Load libraries, data, and define evaluation metrics for model comparison.

##### 1.1 Import Libraries

In [6]:
# Core libraries
import pandas as pd
import numpy as np
from pathlib import Path

# Visualization
import matplotlib.pyplot as plt
import seaborn as sns

# Modeling
from prophet import Prophet
from xgboost import XGBRegressor
from sklearn.metrics import mean_absolute_error, mean_squared_error

# Configuration
import warnings
warnings.filterwarnings('ignore')

# Plot styling
plt.style.use('seaborn-v0_8-whitegrid')
plt.rcParams.update({
    'figure.figsize': (12, 4),
    'axes.titlesize': 10,
    'axes.labelsize': 9,
    'xtick.labelsize': 8,
    'ytick.labelsize': 8
})

print("Libraries imported successfully")

Libraries imported successfully


##### 1.2 Load Data

In [None]:
# What: Load zone-daily aggregated data from EDA stage
# Why: This is our modeling-ready dataset with time features

DATA_DIR = Path("../data/processed")

zone_daily = pd.read_parquet(DATA_DIR / "zone_daily.parquet")
selected_zones = pd.read_csv(DATA_DIR / "zone_metadata.csv")

print("DATA LOADED")
print("=" * 40)
print(f"Zone-daily records: {len(zone_daily):,}")
print(f"Zones: {zone_daily['zone_id'].nunique()}")
print(f"Date range: {zone_daily['date'].min()} to {zone_daily['date'].max()}")
print(f"Columns: {len(zone_daily.columns)}")

DATA LOADED
Zone-daily records: 109,600
Zones: 100
Date range: 2022-01-01 00:00:00 to 2024-12-31 00:00:00
Columns: 28


##### 1.3 Define Evaluation Metrics

In [8]:
# What: Create evaluation function for consistent model comparison
# Why: Need standard metrics across all models (MAE, RMSE, MAPE)

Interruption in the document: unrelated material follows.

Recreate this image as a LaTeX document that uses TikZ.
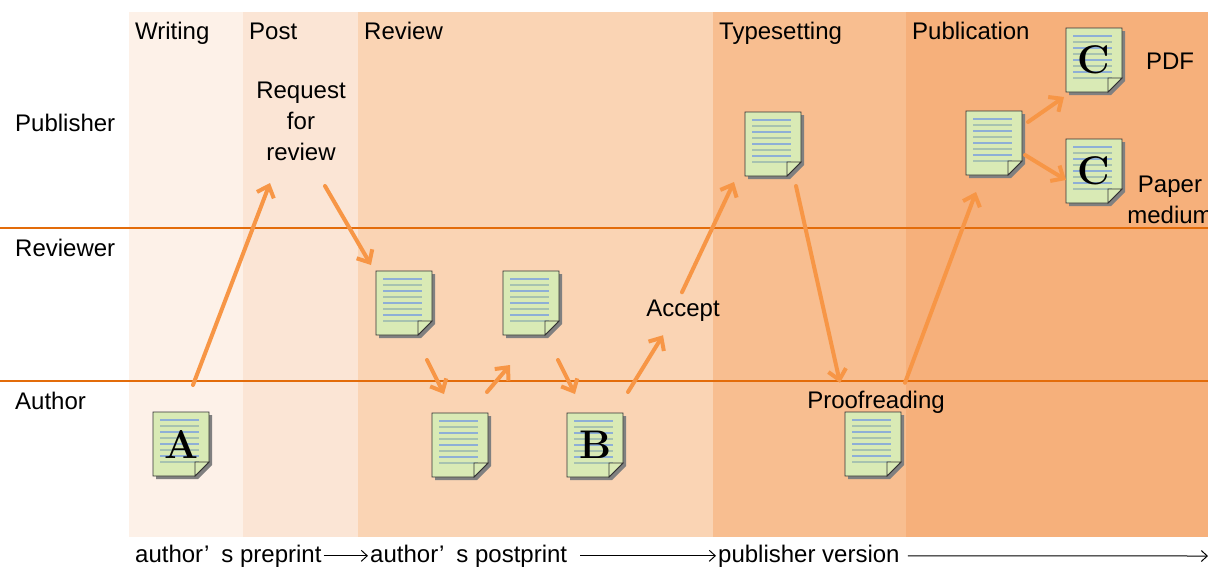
\documentclass[tikz,border=0pt]{standalone}
\usepackage{fontspec}
\setsansfont{Liberation Sans}
\usetikzlibrary{arrows.meta,calc}

\definecolor{writingc}{HTML}{FDF1E8}
\definecolor{postc}{HTML}{FBE5D5}
\definecolor{reviewc}{HTML}{FAD4B4}
\definecolor{typesetc}{HTML}{F8BE90}
\definecolor{publishc}{HTML}{F6B07B}
\definecolor{lanec}{HTML}{E36C0A}
\definecolor{flowc}{HTML}{F79646}
\definecolor{paperc}{HTML}{D9EAB5}
\definecolor{bluelinec}{HTML}{8EAFD6}
\definecolor{greylinec}{HTML}{A7C2B0}

\newcommand\paperletter{\rmfamily\bfseries\fontsize{40}{40}\selectfont}

\begin{document}
\begin{tikzpicture}[x=1pt, y=-1pt,
	remark/.style={font=\sffamily\fontsize{24}{31}\selectfont, inner sep=2pt},
	doc/.style={minimum width=56pt, minimum height=64pt, inner sep=0pt, font=\paperletter},
	flow/.style={draw=flowc, line width=4pt, line cap=round, -{Straight Barb[length=10pt,width=18pt]}},
	version/.style={black, line width=1pt, -{Straight Barb[length=6pt,width=11pt]}}]
	\useasboundingbox (0,0) rectangle (1208,566);
	
	%stage columns
	\foreach \a/\b/\c in {129/243/writingc, 243/358/postc, 358/713/reviewc, 713/906/typesetc, 906/1208/publishc}{
		\fill[\c] (\a,12) rectangle (\b,537);
	}
	
	%lanes
	\foreach \y in {228, 381}{
		\draw[lanec, line width=2pt] (0,\y)--(1208,\y);
	}
	\node[remark, anchor=base west] (publisher) at (13,131){Publisher};
	\node[remark, anchor=base west] (reviewer) at (13,256){Reviewer};
	\node[remark, anchor=base west] (author) at (13,409){Author};
	
	\node[remark, anchor=base west] (writing) at (133,39){Writing};
	\node[remark, anchor=base west] (post) at (247,39){Post};
	\node[remark, anchor=base west] (review) at (362,39){Review};
	\node[remark, anchor=base west] (typesetting) at (717,39){Typesetting};
	\node[remark, anchor=base west] (publication) at (910,39){Publication};
	
	%papers
	\foreach \n/\x/\y/\l in {A/181/444/A, R1/404/303/{}, R2/531/303/{}, rev/460/445/{}, B/595/445/B, T/773/144/{}, P/873/444/{}, pub/994/143/{}, C1/1094/60/C, C2/1094/171/C}{
		\begin{scope}[shift={(\x,\y)}]
			\fill[black!50] (-25,-29) -- (31,-29) -- (31,21) -- (17,35) -- (-25,35) -- cycle;
			\filldraw[fill=paperc, draw=black!80, line width=0.8pt] (-28,-32) -- (28,-32) -- (28,18) -- (14,32) -- (-28,32) -- cycle;
			\foreach \ly in {-24, -12, 0, 12}{
				\draw[bluelinec, line width=1.3pt] (-21,\ly)--(18,\ly);
			}
			\foreach \ly in {-18, -6, 6, 18}{
				\draw[greylinec, line width=1.3pt] (-21,\ly)--(18,\ly);
			}
			\filldraw[fill=paperc, draw=black!80, line width=0.8pt] (14,32) -- (14,18) -- (28,18) -- cycle;
		\end{scope}
		\node[doc] (\n) at (\x,\y){\l};
	}
	
	\node[remark, align=center] (request) at (301,121){Request\\for\\review};
	\node[remark, anchor=base] (accept) at (683,316){Accept};
	\node[remark, anchor=base] (proof) at (876,408){Proofreading};
	\node[remark, anchor=base] (pdf) at (1170,69){PDF};
	\node[remark, align=center] (medium) at (1170,200){Paper\\medium};
	
	%flow of the paper
	\draw[flow] ($(A)+(12,-59)$) -- ($(request)+(-31,62)$);
	\draw[flow] ($(request)+(24,65)$) -- ($(R1)+(-33,-38)$);
	\draw[flow] ($(R1)+(23,57)$) -- ($(rev)+(-16,-51)$);
	\draw[flow] ($(rev)+(27,-53)$) -- ($(R2)+(-21,62)$);
	\draw[flow] ($(R2)+(27,57)$) -- ($(B)+(-20,-51)$);
	\draw[flow] ($(B)+(33,-53)$) -- ($(accept)+(-20,25)$);
	\draw[flow] ($(accept)+(-1,-18)$) -- ($(T)+(-39,38)$);
	\draw[flow] ($(T)+(23,42)$) -- ($(proof)+(-36,-19)$);
	\draw[flow] ($(proof)+(29,-19)$) -- ($(pub)+(-18,49)$);
	\draw[flow] ($(pub)+(34,-21)$) -- ($(C1)+(-30,37)$);
	\draw[flow] ($(pub)+(31,12)$) -- ($(C2)+(-28,9)$);
	
	%versions
	\node[remark, anchor=base west] (preprint) at (133,562){author’\hspace{0.5em}s preprint};
	\node[remark, anchor=base west] (postprint) at (368,562){author’\hspace{0.5em}s postprint};
	\node[remark, anchor=base west] (publisherver) at (716,562){publisher version};
	\coordinate (end) at (1208,556);
	\draw[version] (preprint) -- (postprint);
	\draw[version, shorten <=11pt] (postprint) -- (publisherver);
	\draw[version, shorten <=6pt] (publisherver) -- (end);
\end{tikzpicture}
\end{document}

def evaluate_forecast(actual, predicted, model_name="Model"):
    """Calculate forecast accuracy metrics."""
    mae = mean_absolute_error(actual, predicted)
    rmse = np.sqrt(mean_squared_error(actual, predicted))
    mape = np.mean(np.abs((actual - predicted) / actual)) * 100
    
    return {
        'Model': model_name,
        'MAE': round(mae, 2),
        'RMSE': round(rmse, 2),
        'MAPE': round(mape, 2)
    }

print("Evaluation function defined")
print("Metrics: MAE (Mean Absolute Error), RMSE (Root Mean Squared Error), MAPE (Mean Absolute Percentage Error)")

Evaluation function defined
Metrics: MAE (Mean Absolute Error), RMSE (Root Mean Squared Error), MAPE (Mean Absolute Percentage Error)


---

#### 2. Prepare Train/Test Split

Create time-based split and select pilot zone for model development.

##### 2.1 Create Time-Based Split

In [12]:
# What: Split data by time - train on historical, test on recent
# Why: Time series must respect temporal order (no data leakage)

TRAIN_END = '2024-06-30'
TEST_START = '2024-07-01'

train = zone_daily[zone_daily['date'] <= TRAIN_END].copy()
test = zone_daily[zone_daily['date'] >= TEST_START].copy()

print("TRAIN/TEST SPLIT")
print("=" * 40)
print(f"Train: {train['date'].min()} to {train['date'].max()} ({len(train):,} rows)")
print(f"Test:  {test['date'].min()} to {test['date'].max()} ({len(test):,} rows)")
print(f"\nTrain months: {train['date'].dt.to_period('M').nunique()}")
print(f"Test months: {test['date'].dt.to_period('M').nunique()}")

TRAIN/TEST SPLIT
Train: 2022-01-01 00:00:00 to 2024-06-30 00:00:00 (91,200 rows)
Test:  2024-07-01 00:00:00 to 2024-12-31 00:00:00 (18,400 rows)

Train months: 30
Test months: 6


##### 2.2 Select Pilot Zone

In [15]:
# Check what's in the data
print("zone_daily columns:", zone_daily.columns.tolist())
print("zone_daily zone_id dtype:", zone_daily['zone_id'].dtype)
print("zone_daily zone_id sample:", zone_daily['zone_id'].head())
print("Zone 138 exists?", 138 in zone_daily['zone_id'].values)
print("zone_daily date dtype:", zone_daily['date'].dtype)
print("zone_daily date sample:", zone_daily['date'].head())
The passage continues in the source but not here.